> **Your objective**:
Retype exactly the lines from the first one through the line with "(top.east) -| ([xshift=5pt]psy.north);", including both ends; skip any pictures.

###

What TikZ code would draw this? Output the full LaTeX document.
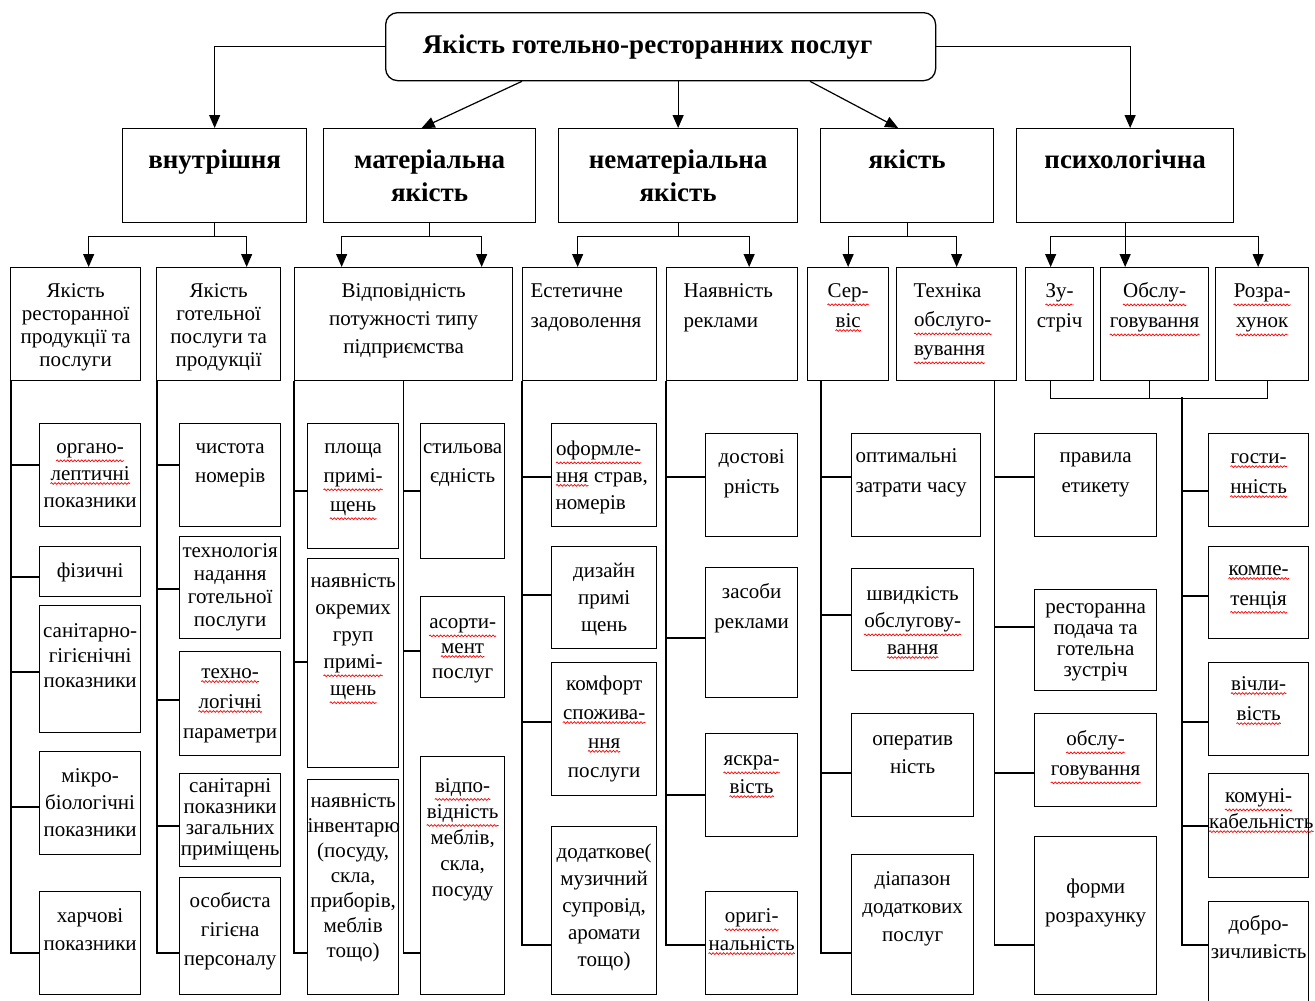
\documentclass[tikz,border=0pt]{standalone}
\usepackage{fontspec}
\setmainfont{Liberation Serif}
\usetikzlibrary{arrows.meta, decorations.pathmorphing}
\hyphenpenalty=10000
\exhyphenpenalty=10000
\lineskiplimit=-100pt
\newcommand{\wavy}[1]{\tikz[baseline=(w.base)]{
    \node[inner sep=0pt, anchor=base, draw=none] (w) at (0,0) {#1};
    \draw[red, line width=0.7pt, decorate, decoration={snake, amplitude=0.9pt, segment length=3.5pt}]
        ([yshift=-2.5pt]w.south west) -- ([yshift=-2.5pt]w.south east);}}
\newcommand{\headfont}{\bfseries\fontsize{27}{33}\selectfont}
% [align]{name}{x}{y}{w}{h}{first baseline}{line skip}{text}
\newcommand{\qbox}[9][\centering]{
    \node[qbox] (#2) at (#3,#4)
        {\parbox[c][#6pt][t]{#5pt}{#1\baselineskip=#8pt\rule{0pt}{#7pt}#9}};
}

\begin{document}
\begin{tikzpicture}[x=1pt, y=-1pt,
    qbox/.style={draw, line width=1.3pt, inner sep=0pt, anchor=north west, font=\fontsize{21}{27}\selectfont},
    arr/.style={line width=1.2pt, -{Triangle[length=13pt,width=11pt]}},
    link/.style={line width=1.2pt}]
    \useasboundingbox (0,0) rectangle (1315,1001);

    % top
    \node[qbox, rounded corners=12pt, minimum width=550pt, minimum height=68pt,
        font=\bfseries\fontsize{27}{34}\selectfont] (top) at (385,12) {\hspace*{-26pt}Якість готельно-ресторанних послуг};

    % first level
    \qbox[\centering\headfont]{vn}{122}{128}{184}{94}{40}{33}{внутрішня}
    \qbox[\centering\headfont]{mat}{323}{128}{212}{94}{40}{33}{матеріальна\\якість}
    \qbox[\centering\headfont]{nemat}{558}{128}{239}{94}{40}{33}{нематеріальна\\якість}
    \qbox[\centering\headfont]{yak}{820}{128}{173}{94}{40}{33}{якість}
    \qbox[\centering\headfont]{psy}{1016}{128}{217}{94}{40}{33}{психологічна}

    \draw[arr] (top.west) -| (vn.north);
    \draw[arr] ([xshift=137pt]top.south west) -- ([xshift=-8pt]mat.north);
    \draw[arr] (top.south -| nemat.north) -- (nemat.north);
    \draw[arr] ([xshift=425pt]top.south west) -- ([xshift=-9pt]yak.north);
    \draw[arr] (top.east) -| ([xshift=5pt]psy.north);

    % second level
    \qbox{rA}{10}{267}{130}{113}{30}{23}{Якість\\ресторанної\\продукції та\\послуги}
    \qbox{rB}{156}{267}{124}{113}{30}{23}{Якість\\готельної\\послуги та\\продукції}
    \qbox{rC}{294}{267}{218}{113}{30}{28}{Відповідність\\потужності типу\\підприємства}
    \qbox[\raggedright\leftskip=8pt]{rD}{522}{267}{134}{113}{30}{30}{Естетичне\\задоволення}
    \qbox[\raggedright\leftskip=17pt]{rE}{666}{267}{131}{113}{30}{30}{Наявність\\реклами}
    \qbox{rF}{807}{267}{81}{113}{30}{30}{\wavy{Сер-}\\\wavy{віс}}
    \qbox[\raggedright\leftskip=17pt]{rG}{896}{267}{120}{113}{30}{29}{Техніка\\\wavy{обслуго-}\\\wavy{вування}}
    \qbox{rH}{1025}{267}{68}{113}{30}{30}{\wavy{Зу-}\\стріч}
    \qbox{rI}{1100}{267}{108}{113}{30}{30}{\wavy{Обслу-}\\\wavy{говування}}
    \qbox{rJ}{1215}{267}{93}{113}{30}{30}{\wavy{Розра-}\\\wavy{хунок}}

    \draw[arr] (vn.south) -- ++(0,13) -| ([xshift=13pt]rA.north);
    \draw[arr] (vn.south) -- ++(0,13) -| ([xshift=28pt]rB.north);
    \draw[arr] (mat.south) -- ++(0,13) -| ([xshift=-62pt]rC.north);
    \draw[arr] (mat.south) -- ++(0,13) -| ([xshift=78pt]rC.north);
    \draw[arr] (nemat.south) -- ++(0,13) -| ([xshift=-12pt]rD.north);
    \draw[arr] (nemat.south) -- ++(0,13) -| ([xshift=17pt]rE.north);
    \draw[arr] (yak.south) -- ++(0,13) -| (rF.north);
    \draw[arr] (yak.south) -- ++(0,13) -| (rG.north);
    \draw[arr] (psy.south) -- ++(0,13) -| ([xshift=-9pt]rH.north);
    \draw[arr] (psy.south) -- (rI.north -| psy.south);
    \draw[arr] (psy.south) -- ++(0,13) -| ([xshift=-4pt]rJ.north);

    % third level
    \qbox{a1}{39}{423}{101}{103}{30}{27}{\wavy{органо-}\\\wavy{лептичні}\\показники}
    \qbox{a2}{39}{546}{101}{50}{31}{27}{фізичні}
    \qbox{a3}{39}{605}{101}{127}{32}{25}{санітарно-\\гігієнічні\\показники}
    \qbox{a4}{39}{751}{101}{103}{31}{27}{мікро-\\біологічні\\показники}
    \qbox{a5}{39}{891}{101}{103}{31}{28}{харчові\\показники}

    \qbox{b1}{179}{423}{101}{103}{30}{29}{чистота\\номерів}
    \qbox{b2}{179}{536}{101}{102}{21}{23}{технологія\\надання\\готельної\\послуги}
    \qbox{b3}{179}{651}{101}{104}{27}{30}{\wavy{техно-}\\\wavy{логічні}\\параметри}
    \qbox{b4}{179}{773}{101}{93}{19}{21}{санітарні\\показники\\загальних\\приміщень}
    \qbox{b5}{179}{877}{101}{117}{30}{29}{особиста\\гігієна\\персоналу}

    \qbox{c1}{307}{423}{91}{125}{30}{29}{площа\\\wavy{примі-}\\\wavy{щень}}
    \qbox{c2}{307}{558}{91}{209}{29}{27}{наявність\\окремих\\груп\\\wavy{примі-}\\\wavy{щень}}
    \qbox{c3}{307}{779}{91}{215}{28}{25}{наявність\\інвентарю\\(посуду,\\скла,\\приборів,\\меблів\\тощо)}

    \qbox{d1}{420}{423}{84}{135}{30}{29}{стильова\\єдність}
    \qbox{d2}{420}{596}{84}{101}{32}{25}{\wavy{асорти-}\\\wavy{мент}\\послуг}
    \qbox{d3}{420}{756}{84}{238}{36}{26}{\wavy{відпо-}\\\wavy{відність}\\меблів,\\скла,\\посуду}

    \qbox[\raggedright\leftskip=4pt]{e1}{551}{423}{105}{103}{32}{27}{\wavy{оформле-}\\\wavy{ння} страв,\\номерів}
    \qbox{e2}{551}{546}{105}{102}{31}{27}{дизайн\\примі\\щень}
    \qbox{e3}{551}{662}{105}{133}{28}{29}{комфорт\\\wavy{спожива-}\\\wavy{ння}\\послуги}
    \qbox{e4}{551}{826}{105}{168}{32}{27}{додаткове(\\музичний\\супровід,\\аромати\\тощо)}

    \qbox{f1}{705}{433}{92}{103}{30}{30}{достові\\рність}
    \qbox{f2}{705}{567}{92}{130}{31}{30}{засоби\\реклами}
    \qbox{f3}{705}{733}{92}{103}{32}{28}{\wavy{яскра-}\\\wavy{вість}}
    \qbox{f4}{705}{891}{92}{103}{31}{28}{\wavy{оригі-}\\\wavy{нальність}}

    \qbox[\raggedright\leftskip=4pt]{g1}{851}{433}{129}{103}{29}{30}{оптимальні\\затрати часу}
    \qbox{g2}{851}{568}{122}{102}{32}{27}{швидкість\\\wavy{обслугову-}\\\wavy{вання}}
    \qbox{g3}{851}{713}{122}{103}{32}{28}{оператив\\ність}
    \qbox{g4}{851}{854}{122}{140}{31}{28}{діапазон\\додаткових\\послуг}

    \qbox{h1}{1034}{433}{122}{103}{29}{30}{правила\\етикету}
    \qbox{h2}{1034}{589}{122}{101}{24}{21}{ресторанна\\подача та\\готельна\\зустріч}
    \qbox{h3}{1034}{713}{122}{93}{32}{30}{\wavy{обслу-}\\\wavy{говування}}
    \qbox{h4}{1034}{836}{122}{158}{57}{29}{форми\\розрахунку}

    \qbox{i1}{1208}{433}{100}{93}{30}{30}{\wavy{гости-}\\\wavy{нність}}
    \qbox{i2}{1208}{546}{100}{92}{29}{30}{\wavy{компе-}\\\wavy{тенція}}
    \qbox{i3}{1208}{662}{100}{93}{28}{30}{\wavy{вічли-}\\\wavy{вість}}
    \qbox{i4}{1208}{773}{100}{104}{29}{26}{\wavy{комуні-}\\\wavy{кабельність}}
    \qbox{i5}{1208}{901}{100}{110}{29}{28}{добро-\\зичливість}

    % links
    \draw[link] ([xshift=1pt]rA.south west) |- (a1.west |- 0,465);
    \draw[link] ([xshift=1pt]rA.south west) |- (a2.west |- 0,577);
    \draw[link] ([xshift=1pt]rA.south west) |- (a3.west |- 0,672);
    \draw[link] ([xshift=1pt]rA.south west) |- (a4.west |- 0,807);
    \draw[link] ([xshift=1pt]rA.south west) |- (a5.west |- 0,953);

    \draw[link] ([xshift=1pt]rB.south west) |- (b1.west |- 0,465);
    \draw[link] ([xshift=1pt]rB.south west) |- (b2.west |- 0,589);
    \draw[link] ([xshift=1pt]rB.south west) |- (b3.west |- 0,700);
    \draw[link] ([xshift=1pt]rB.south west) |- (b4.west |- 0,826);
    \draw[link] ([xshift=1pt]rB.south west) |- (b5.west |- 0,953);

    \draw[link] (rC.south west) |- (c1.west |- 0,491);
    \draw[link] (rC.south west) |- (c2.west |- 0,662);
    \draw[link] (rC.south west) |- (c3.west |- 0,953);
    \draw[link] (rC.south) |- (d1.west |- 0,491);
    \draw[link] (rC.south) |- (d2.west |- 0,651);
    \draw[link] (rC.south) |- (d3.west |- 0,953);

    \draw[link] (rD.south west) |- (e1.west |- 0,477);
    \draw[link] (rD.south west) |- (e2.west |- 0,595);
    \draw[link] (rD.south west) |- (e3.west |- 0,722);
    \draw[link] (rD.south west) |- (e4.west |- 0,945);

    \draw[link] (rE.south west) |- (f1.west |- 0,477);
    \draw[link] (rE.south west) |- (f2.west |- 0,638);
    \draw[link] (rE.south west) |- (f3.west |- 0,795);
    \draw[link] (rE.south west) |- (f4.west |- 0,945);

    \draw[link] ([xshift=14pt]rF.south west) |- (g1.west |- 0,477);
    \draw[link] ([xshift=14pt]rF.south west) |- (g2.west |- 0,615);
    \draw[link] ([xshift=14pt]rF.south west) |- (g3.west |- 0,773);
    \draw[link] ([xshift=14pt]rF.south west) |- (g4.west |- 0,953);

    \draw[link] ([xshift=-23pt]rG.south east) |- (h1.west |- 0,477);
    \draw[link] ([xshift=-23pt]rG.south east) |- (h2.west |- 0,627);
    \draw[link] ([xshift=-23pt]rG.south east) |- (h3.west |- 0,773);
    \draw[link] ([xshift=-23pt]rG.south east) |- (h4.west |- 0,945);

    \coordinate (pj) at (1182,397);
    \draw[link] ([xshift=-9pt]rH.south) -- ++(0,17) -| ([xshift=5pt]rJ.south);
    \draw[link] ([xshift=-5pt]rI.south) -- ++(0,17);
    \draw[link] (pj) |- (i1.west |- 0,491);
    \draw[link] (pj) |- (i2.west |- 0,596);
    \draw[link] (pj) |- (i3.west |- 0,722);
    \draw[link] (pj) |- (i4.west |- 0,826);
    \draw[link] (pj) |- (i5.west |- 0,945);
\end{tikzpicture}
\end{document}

###

> **Solution for this exercise**:
What TikZ code would draw this? Output the full LaTeX document.
\documentclass[tikz,border=0pt]{standalone}
\usepackage{fontspec}
\setmainfont{Liberation Serif}
\usetikzlibrary{arrows.meta, decorations.pathmorphing}
\hyphenpenalty=10000
\exhyphenpenalty=10000
\lineskiplimit=-100pt
\newcommand{\wavy}[1]{\tikz[baseline=(w.base)]{
    \node[inner sep=0pt, anchor=base, draw=none] (w) at (0,0) {#1};
    \draw[red, line width=0.7pt, decorate, decoration={snake, amplitude=0.9pt, segment length=3.5pt}]
        ([yshift=-2.5pt]w.south west) -- ([yshift=-2.5pt]w.south east);}}
\newcommand{\headfont}{\bfseries\fontsize{27}{33}\selectfont}
% [align]{name}{x}{y}{w}{h}{first baseline}{line skip}{text}
\newcommand{\qbox}[9][\centering]{
    \node[qbox] (#2) at (#3,#4)
        {\parbox[c][#6pt][t]{#5pt}{#1\baselineskip=#8pt\rule{0pt}{#7pt}#9}};
}

\begin{document}
\begin{tikzpicture}[x=1pt, y=-1pt,
    qbox/.style={draw, line width=1.3pt, inner sep=0pt, anchor=north west, font=\fontsize{21}{27}\selectfont},
    arr/.style={line width=1.2pt, -{Triangle[length=13pt,width=11pt]}},
    link/.style={line width=1.2pt}]
    \useasboundingbox (0,0) rectangle (1315,1001);

    % top
    \node[qbox, rounded corners=12pt, minimum width=550pt, minimum height=68pt,
        font=\bfseries\fontsize{27}{34}\selectfont] (top) at (385,12) {\hspace*{-26pt}Якість готельно-ресторанних послуг};

    % first level
    \qbox[\centering\headfont]{vn}{122}{128}{184}{94}{40}{33}{внутрішня}
    \qbox[\centering\headfont]{mat}{323}{128}{212}{94}{40}{33}{матеріальна\\якість}
    \qbox[\centering\headfont]{nemat}{558}{128}{239}{94}{40}{33}{нематеріальна\\якість}
    \qbox[\centering\headfont]{yak}{820}{128}{173}{94}{40}{33}{якість}
    \qbox[\centering\headfont]{psy}{1016}{128}{217}{94}{40}{33}{психологічна}

    \draw[arr] (top.west) -| (vn.north);
    \draw[arr] ([xshift=137pt]top.south west) -- ([xshift=-8pt]mat.north);
    \draw[arr] (top.south -| nemat.north) -- (nemat.north);
    \draw[arr] ([xshift=425pt]top.south west) -- ([xshift=-9pt]yak.north);
    \draw[arr] (top.east) -| ([xshift=5pt]psy.north);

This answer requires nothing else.